Ahora lo que nose es como correr mi progrmacion de tira de leds y quede funcionando mientras que el motor haga su respectiva funcion

ej.

Inicio
prog rgb
prog motor a pasos
goto inicio

el error sera de que primero hara uno y luego el otro y no ambas al mismo tiempo

puede ser en mikro c tambien pero mas en asm



trilo-byte dijo:


> de ensamblador no se mucho
> 
> pero en c "no precisamente debe ser c puede ser asm ,basic ,etc."
> 
> ...







me di a enteder mal y rectifico lo que trate de decir
manejo un pic16f877a

ya tengo la programacion de los leds de mi tira rbg para que cambien de color
ya tengo mi programacion para que mi motor a pasos de 5 hilos de 8 pasos cada 3 seg.

Ahora lo que nose es como correr mi progrmacion de tira de leds y quede funcionando mientras que el motor haga su respectiva funcion

ej.

Inicio
prog rgb
prog motor a pasos
goto inicio

el error sera de que primero hara uno y luego el otro y no ambas al mismo tiempo

puede ser en mikro c tambien pero mas en asm


----------



## torres.electronico (Ago 26, 2015)

en ese caso, si no queres migrar al 16F777 que tambien es de 40 pines y tenes los tres pwm por hardware, lo que podes hacer es como te menciono anteriormente trylobytes.. emplea el TMR0

*ej.*

*Inicio:
prog rgb
prog motor a pasos
correr motor paso a paso
goto inicio

interrupcion tmr0:
correr rgb

*o intentar que en la interrupcion corra lo que programaste en el manu principal... pero creo que de una u otra manera, vas a perder algo en el camino


----------



## TRILO-BYTE (Ago 27, 2015)

es que no todo es miel sobre hojuelas 

si ya tienes un programa que mueve un motor y haces un porgrama que mueve una tira led RGB 
pero tienes muchos *horrorosos DELAYS o retardos*

el programa *No sirve para la multitarea*

hay que volverlo hacer orientado a que va  a ser multitarea.

yo no ocupo directivas propias de un compilador asi que lo escribi de manera generica para que lo capten un poco 

el PWM por hardware es buena opcion  yo he generado 30 PWM emulados por registros de corrimiento para controlar RGB y van bastante bien.

aparte de recibir datos RS232 y control Sony todo al mismo tiempo, tuve que reescribir muchas lineas de codigo muchas veces

no a la primera quedo.

si ya tenia la libreria escrita para mover una tira RGB por el puerto B y queria 30 PWM no me seriva pero si el algoritmo tube que hacer una cirugia de codigo  bastante drastica.
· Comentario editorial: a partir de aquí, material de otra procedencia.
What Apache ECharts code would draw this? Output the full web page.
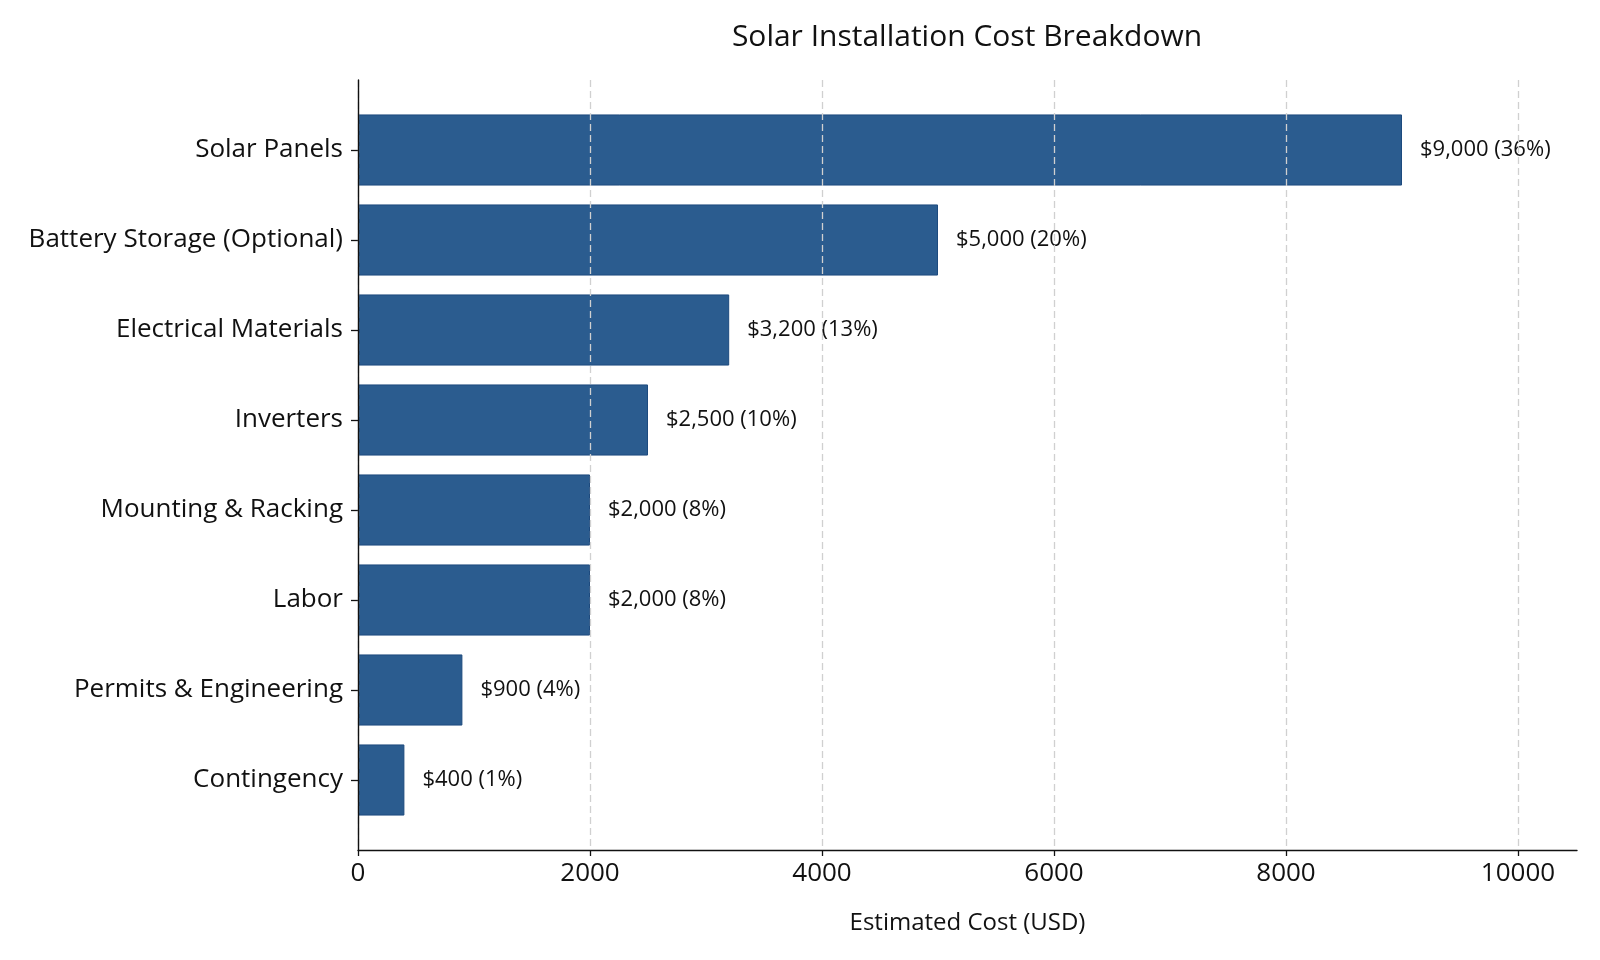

yo digo que es mucha paciencia y aprendizaje de uno mismo.

no hay que ser necios y decir pero ya me quedo el motor  y el RGB aparte pero los 2 juntos no funcionan

hay que reescribir casi todo para que funcionen juntos


----------



## chclau (Ago 27, 2015)

En definitiva, en vez de hacer retardos en el bucle principal, en el bucle principal solo dos contadores.

Esos contadores van reduciendo su valor en la rutina de interrupcion.

En el bucle principal verificas si uno de los contadores es cero, si es asi, enciendes o apagas el LED, o activas o desactivas el motor, y recargas el valor del contador.

No es complicado.


----------



## Scooter (Ago 27, 2015)

La respuesta una vez más es no usando delays (como siempre) y luego ya depende de como estén hechos los programas.
Se puede montar una multitarea "desde el sistema operativo" es decir con un timer y una interrupción se cambia del programa A al B por ejemplo cada 10ms
Otra opción es mirar los programas y juntarlos, eso es lo más normal. Los equipos 'serios' realizan varias cosas aparentemente a la vez sin problemas.
Secuencialmente haces todo ll que tengas que hacer y vuelves a empezar.


----------



## aguevara (Ago 27, 2015)

trata de implementar RTOS, en el 877 es factible aunque laborioso.


----------



## TRILO-BYTE (Ago 27, 2015)

si no puede con un simple timer


----------



## Scooter (Ago 28, 2015)

Se puede hacer algo así:
Un bloque de arranque.
Una rutina de interrupción
Dos o más bloques de programa:

El bloque de arranque configura interrupciones cada por ejemplo 10ms. Guarda el inicio del programa2 en un sitio y salta al inicio del programa 1.

La rutina de interrupción saca de la pila el vector de retorno de la interrupción y lo guarda. Mete en la pila el "del otro programa" y retorna... Al otro

Los dos bloques de programa son programas normales sin más sólo que colocados en direcciones de memoria que no se pisen.


----------